*DIRECTION:* Find each line with the string "this" and copy it.

Records with drawing code:
▼

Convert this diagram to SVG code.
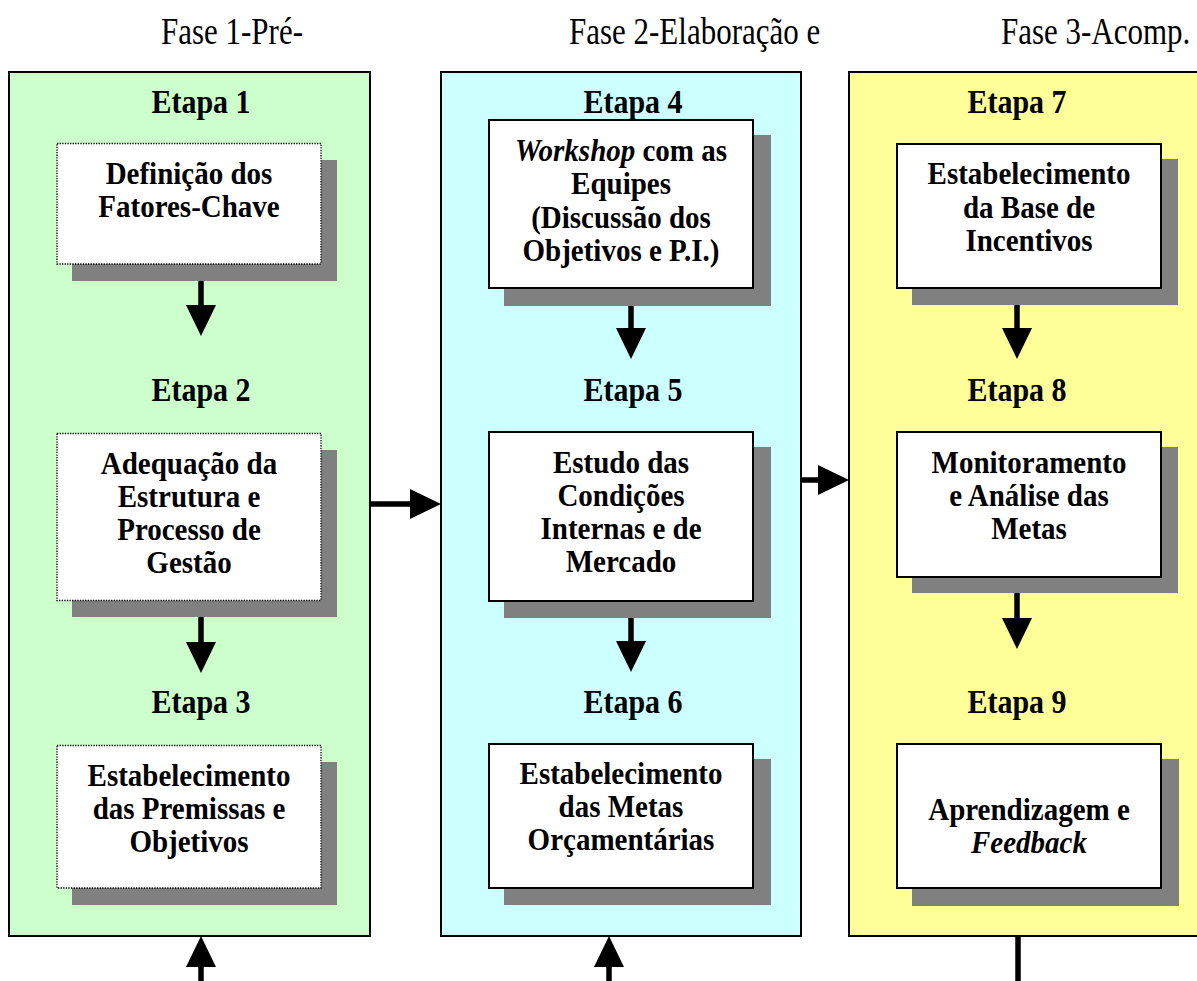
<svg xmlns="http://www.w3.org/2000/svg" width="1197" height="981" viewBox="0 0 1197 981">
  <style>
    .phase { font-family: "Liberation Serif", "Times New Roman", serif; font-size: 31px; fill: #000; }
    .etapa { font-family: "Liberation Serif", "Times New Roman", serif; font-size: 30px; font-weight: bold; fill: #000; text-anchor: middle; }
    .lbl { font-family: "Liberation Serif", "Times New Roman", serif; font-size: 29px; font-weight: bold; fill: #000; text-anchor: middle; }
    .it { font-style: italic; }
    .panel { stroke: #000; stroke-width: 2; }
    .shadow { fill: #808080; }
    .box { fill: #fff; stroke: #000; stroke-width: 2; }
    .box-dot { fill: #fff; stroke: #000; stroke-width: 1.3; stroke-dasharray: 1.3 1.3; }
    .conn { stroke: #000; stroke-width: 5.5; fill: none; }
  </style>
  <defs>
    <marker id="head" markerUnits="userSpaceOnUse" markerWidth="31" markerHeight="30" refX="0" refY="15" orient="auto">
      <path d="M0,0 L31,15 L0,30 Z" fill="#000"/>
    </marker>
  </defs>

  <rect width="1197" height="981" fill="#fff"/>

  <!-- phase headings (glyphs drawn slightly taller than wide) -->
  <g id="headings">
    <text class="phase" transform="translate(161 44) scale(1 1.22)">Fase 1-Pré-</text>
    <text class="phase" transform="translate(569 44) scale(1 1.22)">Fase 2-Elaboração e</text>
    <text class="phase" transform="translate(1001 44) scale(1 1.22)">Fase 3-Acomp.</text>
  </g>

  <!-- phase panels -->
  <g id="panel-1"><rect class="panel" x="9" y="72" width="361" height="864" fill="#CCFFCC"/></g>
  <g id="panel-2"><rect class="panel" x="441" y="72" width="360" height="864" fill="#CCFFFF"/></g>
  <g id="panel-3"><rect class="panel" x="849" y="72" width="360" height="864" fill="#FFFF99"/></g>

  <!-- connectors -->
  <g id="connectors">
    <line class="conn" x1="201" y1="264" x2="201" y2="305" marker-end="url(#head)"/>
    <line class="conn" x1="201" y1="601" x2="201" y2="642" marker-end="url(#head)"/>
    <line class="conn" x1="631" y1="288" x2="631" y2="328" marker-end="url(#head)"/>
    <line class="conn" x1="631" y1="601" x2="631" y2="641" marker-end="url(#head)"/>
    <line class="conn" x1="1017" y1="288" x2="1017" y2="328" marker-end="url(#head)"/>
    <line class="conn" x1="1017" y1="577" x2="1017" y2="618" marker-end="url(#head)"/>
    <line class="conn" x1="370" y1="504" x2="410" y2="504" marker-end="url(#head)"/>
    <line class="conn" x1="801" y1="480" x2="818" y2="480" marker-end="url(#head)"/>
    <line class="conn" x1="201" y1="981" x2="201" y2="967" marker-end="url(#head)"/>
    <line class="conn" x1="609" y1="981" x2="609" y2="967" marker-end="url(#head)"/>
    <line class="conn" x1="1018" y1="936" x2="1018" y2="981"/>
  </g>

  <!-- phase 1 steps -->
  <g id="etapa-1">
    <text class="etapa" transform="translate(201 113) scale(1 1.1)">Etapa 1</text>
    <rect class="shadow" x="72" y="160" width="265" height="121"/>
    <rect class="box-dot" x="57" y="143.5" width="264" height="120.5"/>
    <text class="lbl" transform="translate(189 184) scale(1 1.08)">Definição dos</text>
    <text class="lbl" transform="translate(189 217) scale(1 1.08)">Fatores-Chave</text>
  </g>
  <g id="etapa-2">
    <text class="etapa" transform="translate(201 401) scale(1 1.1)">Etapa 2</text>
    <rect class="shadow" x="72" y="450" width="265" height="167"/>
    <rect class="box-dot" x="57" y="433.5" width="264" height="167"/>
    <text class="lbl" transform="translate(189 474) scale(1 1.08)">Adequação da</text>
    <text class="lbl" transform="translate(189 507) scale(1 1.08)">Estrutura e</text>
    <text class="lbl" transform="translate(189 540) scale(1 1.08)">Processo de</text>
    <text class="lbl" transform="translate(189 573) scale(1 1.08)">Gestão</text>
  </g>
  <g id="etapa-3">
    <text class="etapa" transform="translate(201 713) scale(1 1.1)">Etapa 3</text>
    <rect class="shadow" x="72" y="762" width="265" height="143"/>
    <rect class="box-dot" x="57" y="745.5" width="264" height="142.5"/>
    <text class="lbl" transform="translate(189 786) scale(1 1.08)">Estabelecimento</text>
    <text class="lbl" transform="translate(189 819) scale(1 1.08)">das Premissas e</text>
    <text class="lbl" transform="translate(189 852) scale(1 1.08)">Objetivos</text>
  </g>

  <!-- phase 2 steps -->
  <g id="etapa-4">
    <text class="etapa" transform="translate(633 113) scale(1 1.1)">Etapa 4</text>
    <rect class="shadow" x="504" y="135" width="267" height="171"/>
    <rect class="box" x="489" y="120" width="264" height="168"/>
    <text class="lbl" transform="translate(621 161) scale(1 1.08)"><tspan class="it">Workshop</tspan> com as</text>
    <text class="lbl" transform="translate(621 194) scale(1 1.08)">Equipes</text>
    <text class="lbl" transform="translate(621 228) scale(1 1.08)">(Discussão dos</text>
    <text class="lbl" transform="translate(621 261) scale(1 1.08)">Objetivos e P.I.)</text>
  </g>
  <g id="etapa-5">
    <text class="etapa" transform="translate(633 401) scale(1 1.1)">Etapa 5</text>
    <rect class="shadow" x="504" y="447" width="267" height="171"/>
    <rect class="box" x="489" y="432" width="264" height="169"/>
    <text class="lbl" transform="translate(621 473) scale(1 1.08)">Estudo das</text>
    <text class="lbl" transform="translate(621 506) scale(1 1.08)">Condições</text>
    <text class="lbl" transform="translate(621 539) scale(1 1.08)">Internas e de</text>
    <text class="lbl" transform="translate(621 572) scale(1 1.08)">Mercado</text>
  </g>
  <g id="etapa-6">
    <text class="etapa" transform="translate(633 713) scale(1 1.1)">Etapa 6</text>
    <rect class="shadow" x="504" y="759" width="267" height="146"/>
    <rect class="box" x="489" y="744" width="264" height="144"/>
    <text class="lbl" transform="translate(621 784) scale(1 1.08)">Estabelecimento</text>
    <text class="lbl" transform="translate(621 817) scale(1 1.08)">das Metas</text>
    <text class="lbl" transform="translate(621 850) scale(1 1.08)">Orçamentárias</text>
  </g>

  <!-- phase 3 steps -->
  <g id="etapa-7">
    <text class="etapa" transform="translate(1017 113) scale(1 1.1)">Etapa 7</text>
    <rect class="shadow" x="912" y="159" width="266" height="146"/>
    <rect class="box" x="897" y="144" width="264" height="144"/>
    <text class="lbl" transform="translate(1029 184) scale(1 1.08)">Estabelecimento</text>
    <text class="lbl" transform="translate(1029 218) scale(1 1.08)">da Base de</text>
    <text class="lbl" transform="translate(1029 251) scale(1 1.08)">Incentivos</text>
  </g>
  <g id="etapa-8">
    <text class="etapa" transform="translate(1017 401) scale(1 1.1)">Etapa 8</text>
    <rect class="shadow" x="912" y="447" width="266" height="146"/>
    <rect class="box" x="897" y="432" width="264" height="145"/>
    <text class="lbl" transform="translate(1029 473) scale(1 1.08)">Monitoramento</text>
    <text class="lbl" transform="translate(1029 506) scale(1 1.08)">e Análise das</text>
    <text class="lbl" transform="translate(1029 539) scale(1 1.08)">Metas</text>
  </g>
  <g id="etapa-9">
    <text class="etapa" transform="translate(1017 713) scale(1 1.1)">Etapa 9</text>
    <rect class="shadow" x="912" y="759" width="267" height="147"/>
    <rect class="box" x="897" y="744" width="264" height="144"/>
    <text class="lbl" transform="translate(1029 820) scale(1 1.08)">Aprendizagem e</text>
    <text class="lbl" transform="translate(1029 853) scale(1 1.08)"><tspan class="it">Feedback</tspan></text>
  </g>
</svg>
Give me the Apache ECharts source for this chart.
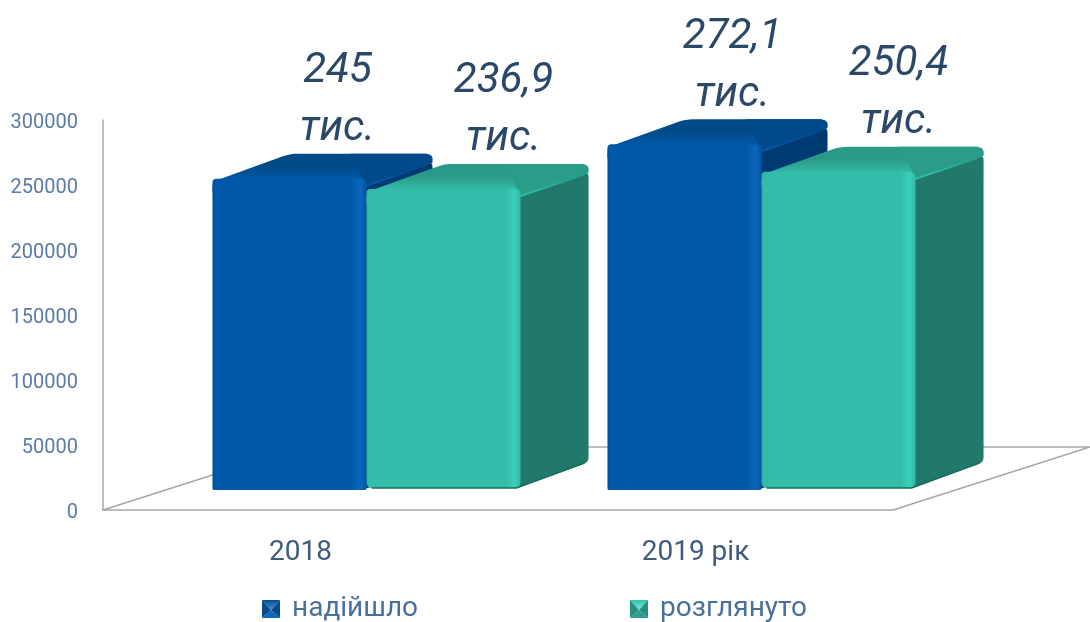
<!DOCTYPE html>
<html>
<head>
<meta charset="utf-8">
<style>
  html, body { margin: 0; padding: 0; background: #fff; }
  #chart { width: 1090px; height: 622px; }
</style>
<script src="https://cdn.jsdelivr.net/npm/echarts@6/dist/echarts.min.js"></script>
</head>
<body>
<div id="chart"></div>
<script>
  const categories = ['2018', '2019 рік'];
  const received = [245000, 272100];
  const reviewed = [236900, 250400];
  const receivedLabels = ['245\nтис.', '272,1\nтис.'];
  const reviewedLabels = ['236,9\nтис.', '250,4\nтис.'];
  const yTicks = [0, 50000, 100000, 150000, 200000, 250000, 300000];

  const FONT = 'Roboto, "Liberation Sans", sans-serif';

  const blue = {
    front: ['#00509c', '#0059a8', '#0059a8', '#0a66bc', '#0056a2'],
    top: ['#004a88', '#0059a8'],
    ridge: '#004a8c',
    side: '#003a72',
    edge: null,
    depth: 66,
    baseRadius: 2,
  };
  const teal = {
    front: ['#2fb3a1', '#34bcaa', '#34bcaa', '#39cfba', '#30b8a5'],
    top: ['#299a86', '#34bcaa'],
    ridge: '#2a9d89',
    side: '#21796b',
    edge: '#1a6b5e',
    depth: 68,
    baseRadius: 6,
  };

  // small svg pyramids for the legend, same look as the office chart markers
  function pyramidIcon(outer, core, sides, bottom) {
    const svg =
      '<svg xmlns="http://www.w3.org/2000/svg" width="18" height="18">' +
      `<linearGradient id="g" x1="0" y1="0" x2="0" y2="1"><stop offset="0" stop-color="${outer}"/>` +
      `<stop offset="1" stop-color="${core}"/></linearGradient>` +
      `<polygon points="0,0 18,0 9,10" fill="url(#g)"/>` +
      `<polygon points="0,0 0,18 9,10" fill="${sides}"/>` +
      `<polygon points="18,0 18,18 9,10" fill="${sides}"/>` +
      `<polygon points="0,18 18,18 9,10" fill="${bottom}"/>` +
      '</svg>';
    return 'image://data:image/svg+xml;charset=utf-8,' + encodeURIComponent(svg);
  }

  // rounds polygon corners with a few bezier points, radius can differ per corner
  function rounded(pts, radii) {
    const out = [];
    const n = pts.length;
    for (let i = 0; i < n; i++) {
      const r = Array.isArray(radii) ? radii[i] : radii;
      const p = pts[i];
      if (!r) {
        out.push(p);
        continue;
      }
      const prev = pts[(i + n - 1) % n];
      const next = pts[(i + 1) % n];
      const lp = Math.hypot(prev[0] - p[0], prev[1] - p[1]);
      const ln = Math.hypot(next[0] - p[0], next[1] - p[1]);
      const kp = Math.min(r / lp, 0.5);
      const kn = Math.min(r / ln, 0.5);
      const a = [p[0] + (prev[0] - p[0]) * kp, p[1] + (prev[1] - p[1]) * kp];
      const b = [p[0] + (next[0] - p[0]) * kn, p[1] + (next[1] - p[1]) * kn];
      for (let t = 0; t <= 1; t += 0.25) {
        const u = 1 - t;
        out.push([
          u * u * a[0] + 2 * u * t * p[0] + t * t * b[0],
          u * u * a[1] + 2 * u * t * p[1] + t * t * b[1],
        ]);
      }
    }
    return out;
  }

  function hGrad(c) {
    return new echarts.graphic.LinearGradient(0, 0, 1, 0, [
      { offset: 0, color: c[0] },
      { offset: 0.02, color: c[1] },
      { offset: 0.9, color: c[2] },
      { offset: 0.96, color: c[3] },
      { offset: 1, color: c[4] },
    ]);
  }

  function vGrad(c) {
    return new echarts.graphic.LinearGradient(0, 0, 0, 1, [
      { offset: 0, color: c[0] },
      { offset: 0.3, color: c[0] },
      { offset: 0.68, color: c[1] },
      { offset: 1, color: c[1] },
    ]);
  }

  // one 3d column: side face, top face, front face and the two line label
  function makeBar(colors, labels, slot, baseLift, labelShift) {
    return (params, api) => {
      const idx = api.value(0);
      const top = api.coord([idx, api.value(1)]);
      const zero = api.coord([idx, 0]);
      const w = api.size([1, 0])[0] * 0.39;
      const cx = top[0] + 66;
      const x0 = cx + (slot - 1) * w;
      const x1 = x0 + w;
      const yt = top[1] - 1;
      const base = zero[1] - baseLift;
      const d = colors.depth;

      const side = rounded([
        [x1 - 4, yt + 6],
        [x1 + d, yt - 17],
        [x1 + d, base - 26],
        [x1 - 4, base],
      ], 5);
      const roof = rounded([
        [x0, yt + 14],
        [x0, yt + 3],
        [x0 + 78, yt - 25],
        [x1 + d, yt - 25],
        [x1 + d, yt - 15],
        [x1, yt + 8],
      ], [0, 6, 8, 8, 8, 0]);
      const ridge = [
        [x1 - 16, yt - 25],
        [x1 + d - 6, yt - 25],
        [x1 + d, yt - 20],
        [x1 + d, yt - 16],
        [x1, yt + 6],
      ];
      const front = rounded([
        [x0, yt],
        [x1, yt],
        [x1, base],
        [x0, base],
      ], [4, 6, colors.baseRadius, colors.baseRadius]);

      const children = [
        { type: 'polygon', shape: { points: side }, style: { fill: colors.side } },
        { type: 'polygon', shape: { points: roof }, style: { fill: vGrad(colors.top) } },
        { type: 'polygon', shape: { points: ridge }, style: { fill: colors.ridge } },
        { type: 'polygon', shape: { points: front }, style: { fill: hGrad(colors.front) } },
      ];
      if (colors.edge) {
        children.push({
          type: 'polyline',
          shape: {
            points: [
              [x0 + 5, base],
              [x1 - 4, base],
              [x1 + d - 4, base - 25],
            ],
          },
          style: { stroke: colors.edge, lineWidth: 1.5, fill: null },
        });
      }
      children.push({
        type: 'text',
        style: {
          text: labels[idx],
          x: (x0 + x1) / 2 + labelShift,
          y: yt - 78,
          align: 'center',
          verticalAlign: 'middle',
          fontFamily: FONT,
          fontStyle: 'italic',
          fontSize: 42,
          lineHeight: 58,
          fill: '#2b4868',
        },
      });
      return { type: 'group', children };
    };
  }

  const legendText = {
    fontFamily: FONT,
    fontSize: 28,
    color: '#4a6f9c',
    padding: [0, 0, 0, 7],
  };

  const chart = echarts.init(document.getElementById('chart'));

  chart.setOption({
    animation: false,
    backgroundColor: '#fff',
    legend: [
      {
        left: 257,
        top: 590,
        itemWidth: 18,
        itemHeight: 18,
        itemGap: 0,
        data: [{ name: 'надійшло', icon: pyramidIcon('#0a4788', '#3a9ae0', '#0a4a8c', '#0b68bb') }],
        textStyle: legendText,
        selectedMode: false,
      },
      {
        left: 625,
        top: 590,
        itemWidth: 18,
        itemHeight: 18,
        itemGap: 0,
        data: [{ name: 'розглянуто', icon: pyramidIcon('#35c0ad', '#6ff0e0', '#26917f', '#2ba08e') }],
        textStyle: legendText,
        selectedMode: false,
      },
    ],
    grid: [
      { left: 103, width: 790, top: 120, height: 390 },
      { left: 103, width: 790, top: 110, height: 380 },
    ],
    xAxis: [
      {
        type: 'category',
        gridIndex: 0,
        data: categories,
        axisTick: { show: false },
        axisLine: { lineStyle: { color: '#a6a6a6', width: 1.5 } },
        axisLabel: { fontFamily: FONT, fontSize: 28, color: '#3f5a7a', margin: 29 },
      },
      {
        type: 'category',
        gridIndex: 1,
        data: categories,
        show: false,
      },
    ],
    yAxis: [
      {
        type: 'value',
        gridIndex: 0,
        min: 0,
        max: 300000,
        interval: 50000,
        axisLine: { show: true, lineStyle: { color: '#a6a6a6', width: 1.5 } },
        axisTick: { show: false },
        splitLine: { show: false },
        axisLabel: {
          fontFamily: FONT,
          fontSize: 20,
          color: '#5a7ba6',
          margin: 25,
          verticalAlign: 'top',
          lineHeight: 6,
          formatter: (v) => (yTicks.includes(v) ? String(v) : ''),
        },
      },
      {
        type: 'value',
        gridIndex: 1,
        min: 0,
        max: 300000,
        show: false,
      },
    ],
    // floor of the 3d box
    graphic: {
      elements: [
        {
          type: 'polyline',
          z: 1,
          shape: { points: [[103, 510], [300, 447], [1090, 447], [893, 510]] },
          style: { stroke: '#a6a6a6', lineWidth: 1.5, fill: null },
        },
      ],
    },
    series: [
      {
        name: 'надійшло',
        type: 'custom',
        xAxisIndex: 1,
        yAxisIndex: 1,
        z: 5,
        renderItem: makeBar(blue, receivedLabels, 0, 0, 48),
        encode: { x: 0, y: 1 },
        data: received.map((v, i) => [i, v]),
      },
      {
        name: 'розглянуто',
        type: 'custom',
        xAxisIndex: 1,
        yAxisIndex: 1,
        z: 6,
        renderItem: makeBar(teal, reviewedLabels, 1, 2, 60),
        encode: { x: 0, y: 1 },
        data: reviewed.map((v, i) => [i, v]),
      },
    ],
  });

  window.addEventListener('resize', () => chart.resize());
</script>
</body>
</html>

▲

*THE ANSWER:*
Convert this diagram to SVG code.
Give me the Apache ECharts source for this chart.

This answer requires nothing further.